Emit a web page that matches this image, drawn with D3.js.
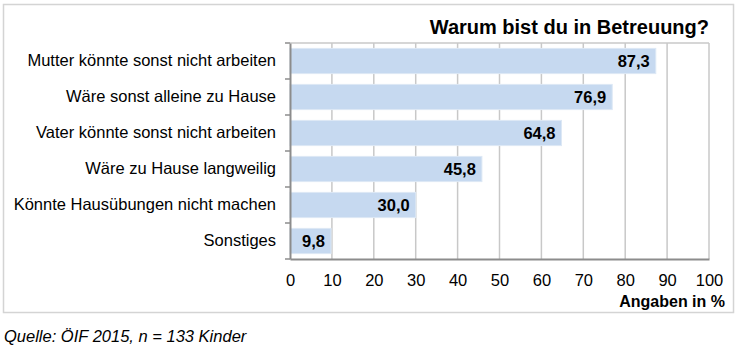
■ ■ ■ ■
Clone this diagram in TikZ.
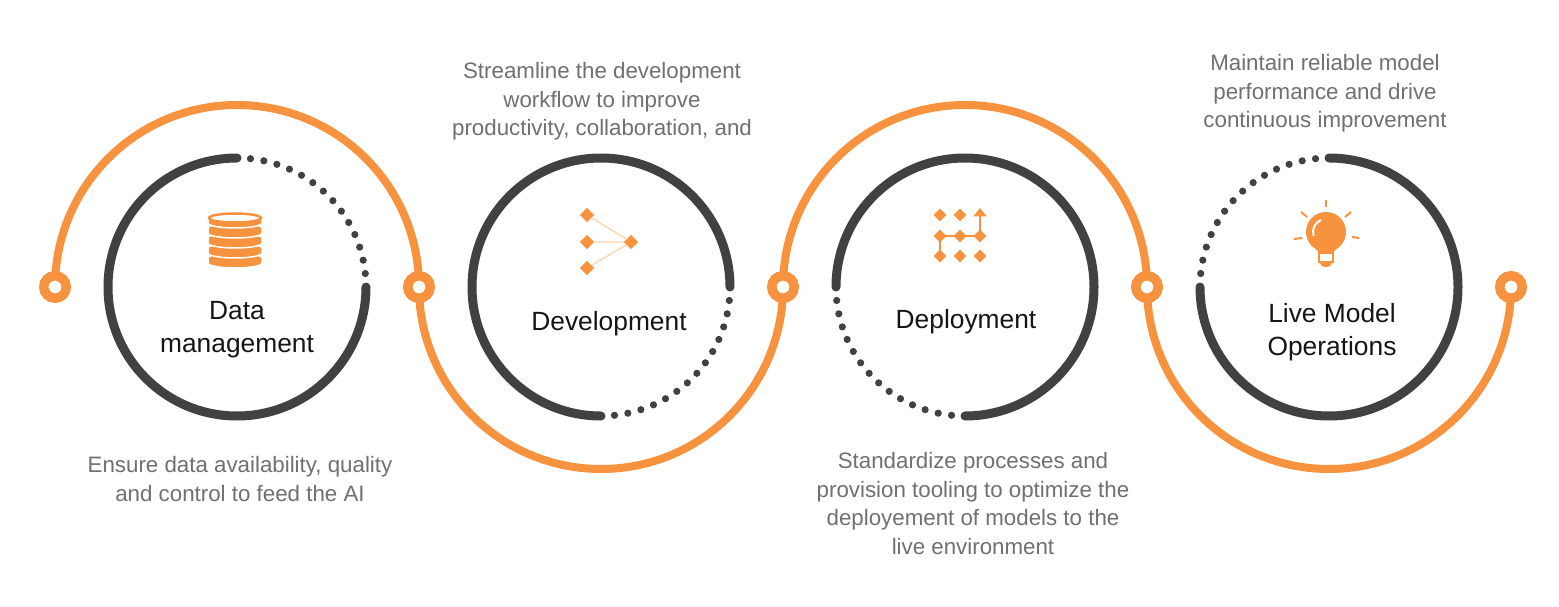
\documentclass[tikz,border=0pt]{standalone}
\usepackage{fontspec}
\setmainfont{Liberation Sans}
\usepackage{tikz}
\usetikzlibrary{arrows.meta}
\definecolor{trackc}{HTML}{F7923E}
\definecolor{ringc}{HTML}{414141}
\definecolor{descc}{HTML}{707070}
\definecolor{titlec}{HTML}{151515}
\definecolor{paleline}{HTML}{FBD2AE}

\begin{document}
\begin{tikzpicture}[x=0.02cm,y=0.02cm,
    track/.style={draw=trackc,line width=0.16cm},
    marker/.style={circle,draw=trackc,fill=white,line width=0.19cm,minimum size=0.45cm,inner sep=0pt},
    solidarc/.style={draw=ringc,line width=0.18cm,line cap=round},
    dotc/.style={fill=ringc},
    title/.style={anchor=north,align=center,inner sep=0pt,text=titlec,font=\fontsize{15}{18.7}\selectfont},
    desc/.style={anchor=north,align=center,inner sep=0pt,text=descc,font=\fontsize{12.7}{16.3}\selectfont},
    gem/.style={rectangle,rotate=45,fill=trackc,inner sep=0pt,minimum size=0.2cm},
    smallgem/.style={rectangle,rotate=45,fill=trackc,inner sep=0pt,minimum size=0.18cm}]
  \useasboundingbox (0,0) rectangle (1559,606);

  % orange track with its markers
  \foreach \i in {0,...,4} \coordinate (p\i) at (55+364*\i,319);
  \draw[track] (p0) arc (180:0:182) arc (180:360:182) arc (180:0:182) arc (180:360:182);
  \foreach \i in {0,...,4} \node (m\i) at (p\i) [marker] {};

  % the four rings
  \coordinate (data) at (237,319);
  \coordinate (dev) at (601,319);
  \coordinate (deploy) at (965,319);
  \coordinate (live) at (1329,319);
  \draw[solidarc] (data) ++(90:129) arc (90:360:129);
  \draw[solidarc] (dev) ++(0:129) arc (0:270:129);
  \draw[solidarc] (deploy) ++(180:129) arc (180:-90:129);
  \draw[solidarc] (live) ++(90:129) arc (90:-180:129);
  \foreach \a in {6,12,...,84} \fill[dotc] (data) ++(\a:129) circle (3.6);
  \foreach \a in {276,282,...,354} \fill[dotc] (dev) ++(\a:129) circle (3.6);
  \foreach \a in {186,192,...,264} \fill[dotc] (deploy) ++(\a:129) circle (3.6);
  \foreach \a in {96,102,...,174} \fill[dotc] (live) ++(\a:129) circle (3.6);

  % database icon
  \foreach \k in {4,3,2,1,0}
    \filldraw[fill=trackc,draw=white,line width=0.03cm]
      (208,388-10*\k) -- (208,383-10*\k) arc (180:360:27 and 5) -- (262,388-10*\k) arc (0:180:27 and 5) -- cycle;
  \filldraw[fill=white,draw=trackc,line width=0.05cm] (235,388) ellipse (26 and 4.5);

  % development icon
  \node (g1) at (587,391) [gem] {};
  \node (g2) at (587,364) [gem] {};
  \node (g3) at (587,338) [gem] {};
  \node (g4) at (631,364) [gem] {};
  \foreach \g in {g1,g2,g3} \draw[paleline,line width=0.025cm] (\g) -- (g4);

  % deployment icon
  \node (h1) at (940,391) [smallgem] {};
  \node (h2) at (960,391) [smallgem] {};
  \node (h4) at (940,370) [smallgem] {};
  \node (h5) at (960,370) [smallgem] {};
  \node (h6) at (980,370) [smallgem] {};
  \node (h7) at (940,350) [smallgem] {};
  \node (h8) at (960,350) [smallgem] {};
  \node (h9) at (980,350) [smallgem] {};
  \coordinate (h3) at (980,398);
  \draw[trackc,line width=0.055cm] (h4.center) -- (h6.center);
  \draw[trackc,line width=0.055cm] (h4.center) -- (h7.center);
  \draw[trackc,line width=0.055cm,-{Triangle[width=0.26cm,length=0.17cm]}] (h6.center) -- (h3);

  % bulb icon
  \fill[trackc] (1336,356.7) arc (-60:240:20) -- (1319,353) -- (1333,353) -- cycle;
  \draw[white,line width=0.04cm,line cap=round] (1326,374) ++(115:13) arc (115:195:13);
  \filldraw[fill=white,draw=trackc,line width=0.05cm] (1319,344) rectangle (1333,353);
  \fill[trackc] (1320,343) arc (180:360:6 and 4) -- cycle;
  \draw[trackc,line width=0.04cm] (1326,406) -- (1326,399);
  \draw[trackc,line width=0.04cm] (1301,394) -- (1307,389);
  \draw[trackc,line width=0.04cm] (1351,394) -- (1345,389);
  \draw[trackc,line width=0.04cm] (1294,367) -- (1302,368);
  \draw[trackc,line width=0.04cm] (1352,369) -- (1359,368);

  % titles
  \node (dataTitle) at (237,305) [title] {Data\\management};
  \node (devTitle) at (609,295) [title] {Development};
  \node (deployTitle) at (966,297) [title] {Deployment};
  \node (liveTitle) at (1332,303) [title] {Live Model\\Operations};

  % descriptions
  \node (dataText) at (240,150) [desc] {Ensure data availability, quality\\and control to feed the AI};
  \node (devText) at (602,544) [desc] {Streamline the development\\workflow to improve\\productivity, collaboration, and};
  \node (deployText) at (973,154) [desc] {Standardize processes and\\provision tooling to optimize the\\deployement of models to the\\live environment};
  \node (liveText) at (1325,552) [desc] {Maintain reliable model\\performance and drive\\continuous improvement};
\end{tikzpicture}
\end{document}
■ ■ ■ ■
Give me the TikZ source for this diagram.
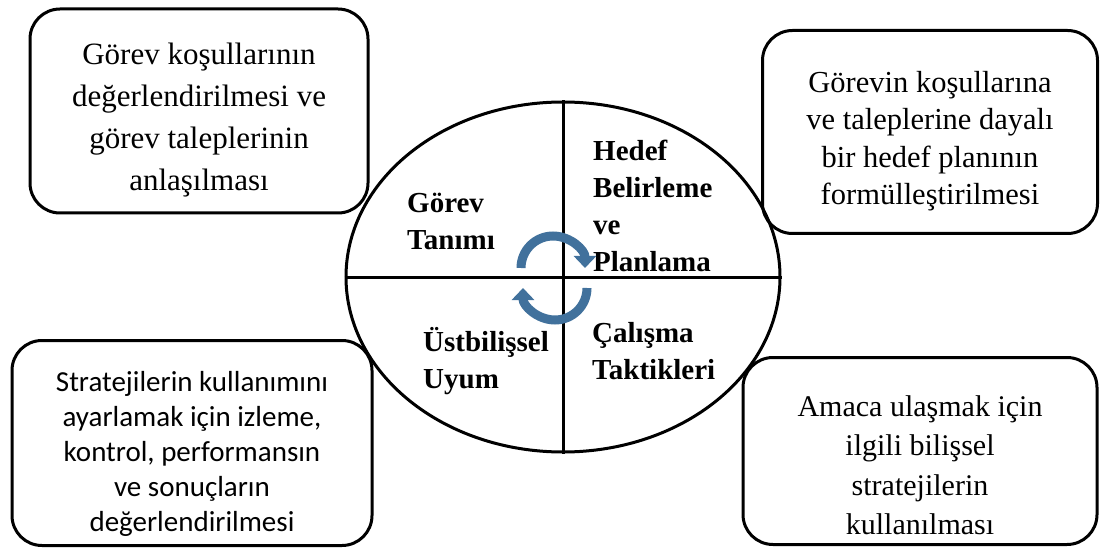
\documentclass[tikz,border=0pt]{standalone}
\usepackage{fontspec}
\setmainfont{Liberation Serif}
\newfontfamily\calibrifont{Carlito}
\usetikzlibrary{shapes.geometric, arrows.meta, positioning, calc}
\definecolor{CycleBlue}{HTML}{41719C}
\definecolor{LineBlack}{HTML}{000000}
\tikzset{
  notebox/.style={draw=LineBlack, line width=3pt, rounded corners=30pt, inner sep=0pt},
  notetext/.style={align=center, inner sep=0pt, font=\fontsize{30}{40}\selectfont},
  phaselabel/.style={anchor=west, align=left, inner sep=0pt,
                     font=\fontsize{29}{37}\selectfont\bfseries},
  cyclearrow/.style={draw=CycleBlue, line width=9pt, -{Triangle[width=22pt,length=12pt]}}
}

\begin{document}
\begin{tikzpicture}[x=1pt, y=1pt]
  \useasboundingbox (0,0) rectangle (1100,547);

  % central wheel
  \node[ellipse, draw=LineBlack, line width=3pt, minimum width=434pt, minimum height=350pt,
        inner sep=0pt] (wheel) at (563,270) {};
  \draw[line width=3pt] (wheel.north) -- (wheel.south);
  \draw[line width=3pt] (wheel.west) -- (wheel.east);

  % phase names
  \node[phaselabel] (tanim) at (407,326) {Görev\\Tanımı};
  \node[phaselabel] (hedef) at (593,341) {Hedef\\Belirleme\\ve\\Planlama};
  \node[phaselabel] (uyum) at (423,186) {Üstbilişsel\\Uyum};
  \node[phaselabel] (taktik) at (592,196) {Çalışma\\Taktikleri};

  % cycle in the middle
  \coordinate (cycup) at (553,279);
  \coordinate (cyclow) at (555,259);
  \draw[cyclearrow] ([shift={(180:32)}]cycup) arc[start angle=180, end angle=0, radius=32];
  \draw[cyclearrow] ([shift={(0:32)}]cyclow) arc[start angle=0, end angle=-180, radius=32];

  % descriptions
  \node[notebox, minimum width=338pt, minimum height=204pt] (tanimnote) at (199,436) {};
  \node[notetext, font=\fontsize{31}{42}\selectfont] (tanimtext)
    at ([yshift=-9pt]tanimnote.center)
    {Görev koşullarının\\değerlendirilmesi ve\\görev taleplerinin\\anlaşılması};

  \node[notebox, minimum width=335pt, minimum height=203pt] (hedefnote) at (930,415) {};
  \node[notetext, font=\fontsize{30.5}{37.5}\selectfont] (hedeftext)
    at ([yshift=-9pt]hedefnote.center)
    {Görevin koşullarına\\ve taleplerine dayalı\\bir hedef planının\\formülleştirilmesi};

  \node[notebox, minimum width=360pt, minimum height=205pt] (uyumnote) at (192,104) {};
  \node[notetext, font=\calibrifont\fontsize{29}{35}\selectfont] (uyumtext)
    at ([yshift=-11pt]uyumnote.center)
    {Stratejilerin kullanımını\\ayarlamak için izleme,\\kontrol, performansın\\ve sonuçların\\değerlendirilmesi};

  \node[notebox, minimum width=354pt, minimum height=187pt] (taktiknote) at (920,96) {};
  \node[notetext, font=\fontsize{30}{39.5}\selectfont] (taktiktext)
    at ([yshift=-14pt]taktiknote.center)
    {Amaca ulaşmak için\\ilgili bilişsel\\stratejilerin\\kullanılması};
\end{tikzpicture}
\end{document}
■ ■ ■ ■
Write out the lines beginning with the one that contains "Give me the TikZ source for this diagram." and ending with the one that contains "(taktik) at (592,196)", exactly as given. Leave pictures out.

## Output for this task:
Give me the TikZ source for this diagram.
\documentclass[tikz,border=0pt]{standalone}
\usepackage{fontspec}
\setmainfont{Liberation Serif}
\newfontfamily\calibrifont{Carlito}
\usetikzlibrary{shapes.geometric, arrows.meta, positioning, calc}
\definecolor{CycleBlue}{HTML}{41719C}
\definecolor{LineBlack}{HTML}{000000}
\tikzset{
  notebox/.style={draw=LineBlack, line width=3pt, rounded corners=30pt, inner sep=0pt},
  notetext/.style={align=center, inner sep=0pt, font=\fontsize{30}{40}\selectfont},
  phaselabel/.style={anchor=west, align=left, inner sep=0pt,
                     font=\fontsize{29}{37}\selectfont\bfseries},
  cyclearrow/.style={draw=CycleBlue, line width=9pt, -{Triangle[width=22pt,length=12pt]}}
}

\begin{document}
\begin{tikzpicture}[x=1pt, y=1pt]
  \useasboundingbox (0,0) rectangle (1100,547);

  % central wheel
  \node[ellipse, draw=LineBlack, line width=3pt, minimum width=434pt, minimum height=350pt,
        inner sep=0pt] (wheel) at (563,270) {};
  \draw[line width=3pt] (wheel.north) -- (wheel.south);
  \draw[line width=3pt] (wheel.west) -- (wheel.east);

  % phase names
  \node[phaselabel] (tanim) at (407,326) {Görev\\Tanımı};
  \node[phaselabel] (hedef) at (593,341) {Hedef\\Belirleme\\ve\\Planlama};
  \node[phaselabel] (uyum) at (423,186) {Üstbilişsel\\Uyum};
  \node[phaselabel] (taktik) at (592,196) {Çalışma\\Taktikleri};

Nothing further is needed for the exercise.